* **EXERCISE BRIEF**:
Without the pictures, reproduce the records that follow exactly.
##### LISTED RECORDS
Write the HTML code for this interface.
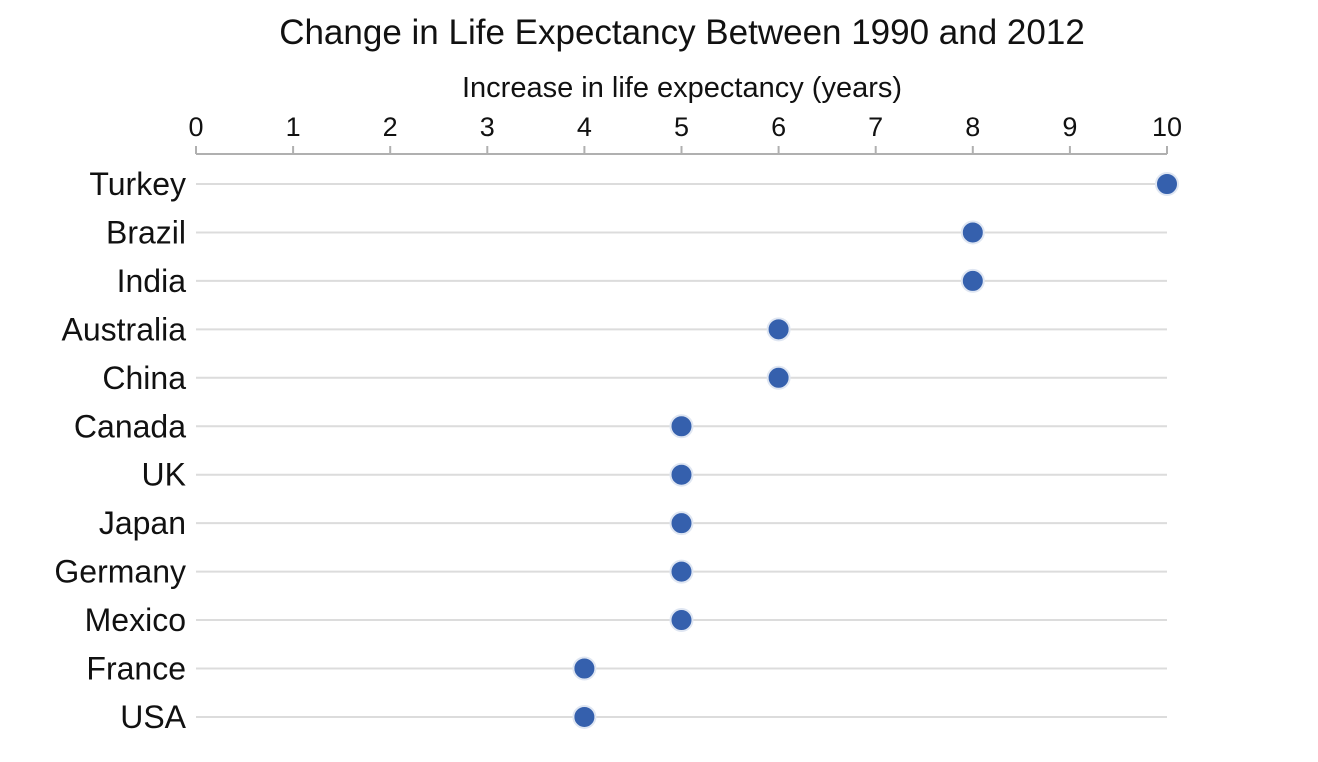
<!DOCTYPE html>
<html><head><meta charset="utf-8"><style>
body{margin:0;background:#fff;}
svg{display:block;font-family:"Liberation Sans",sans-serif;}
</style></head><body>
<svg id="chart" width="1318" height="762">
<text x="682" y="44" text-anchor="middle" font-size="35" fill="#111">Change in Life Expectancy Between 1990 and 2012</text>
<text x="682" y="97" text-anchor="middle" font-size="29" fill="#111">Increase in life expectancy (years)</text>
<g id="axis"></g><g id="grid"></g><g id="dots"></g>
</svg>
<script>
const countries=["Turkey","Brazil","India","Australia","China","Canada","UK","Japan","Germany","Mexico","France","USA"];
const values=[10,8,8,6,6,5,5,5,5,5,4,4];
const ticks=[0,1,2,3,4,5,6,7,8,9,10];
const NS="http://www.w3.org/2000/svg";
const x0=196,x1=1167,xmax=10;
const xs=v=>x0+(v/xmax)*(x1-x0);
const y0=184,step=48.45;
const ys=i=>y0+i*step;
function mk(t,a,p){const e=document.createElementNS(NS,t);for(const k in a)e.setAttribute(k,a[k]);p.appendChild(e);return e;}
const ax=document.getElementById('axis');
const al=mk('line',{x1:x0,x2:x1,y1:154,y2:154,stroke:'#b0b0b0','stroke-width':2},ax);


ticks.forEach(t=>{
 const l=mk('line',{x1:xs(t),x2:xs(t),y1:146,y2:154,stroke:'#b0b0b0','stroke-width':2},ax);
 
 
 const tx=mk('text',{x:xs(t),y:136,'text-anchor':'middle','font-size':27,fill:'#111'},ax);
 tx.textContent=t;
 
 
});
const g=document.getElementById('grid'),d=document.getElementById('dots');
countries.forEach((c,i)=>{
 const y=ys(i);
 const l=mk('line',{x1:x0,x2:x1,y1:y,y2:y,stroke:'#dcdcdc','stroke-width':2},g);
 
 
 const t=mk('text',{x:186,y:y+11,'text-anchor':'end','font-size':32,fill:'#111'},g);
 t.textContent=c;
 
 
 const p=mk('circle',{cx:xs(values[i]),cy:y,r:11,fill:'#3560ad',stroke:'#dfe6f2','stroke-width':2},d);
 
 
});
</script>
</body></html>
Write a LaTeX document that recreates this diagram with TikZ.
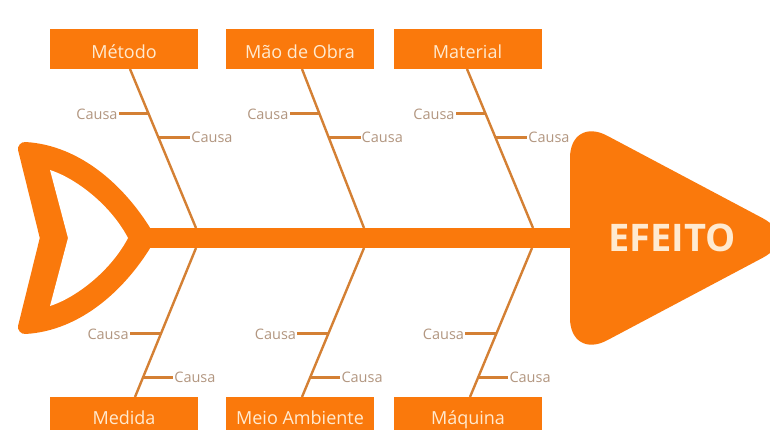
##########
* **EXERCISE ANSWER**:
Write the HTML code for this interface.
<!DOCTYPE html>
<html><head><meta charset="utf-8"><style>
body{margin:0;background:#fff;}
svg{display:block;font-family:"Liberation Sans",sans-serif;}
</style></head><body>
<svg id="chart" width="1318" height="762">
<text x="682" y="44" text-anchor="middle" font-size="35" fill="#111">Change in Life Expectancy Between 1990 and 2012</text>
<text x="682" y="97" text-anchor="middle" font-size="29" fill="#111">Increase in life expectancy (years)</text>
<g id="axis"></g><g id="grid"></g><g id="dots"></g>
</svg>
<script>
const countries=["Turkey","Brazil","India","Australia","China","Canada","UK","Japan","Germany","Mexico","France","USA"];
const values=[10,8,8,6,6,5,5,5,5,5,4,4];
const ticks=[0,1,2,3,4,5,6,7,8,9,10];
const NS="http://www.w3.org/2000/svg";
const x0=196,x1=1167,xmax=10;
const xs=v=>x0+(v/xmax)*(x1-x0);
const y0=184,step=48.45;
const ys=i=>y0+i*step;
function mk(t,a,p){const e=document.createElementNS(NS,t);for(const k in a)e.setAttribute(k,a[k]);p.appendChild(e);return e;}
const ax=document.getElementById('axis');
const al=mk('line',{x1:x0,x2:x1,y1:154,y2:154,stroke:'#b0b0b0','stroke-width':2},ax);


ticks.forEach(t=>{
 const l=mk('line',{x1:xs(t),x2:xs(t),y1:146,y2:154,stroke:'#b0b0b0','stroke-width':2},ax);
 
 
 const tx=mk('text',{x:xs(t),y:136,'text-anchor':'middle','font-size':27,fill:'#111'},ax);
 tx.textContent=t;
 
 
});
const g=document.getElementById('grid'),d=document.getElementById('dots');
countries.forEach((c,i)=>{
 const y=ys(i);
 const l=mk('line',{x1:x0,x2:x1,y1:y,y2:y,stroke:'#dcdcdc','stroke-width':2},g);
 
 
 const t=mk('text',{x:186,y:y+11,'text-anchor':'end','font-size':32,fill:'#111'},g);
 t.textContent=c;
 
 
 const p=mk('circle',{cx:xs(values[i]),cy:y,r:11,fill:'#3560ad',stroke:'#dfe6f2','stroke-width':2},d);
 
 
});
</script>
</body></html>
Write a LaTeX document that recreates this diagram with TikZ.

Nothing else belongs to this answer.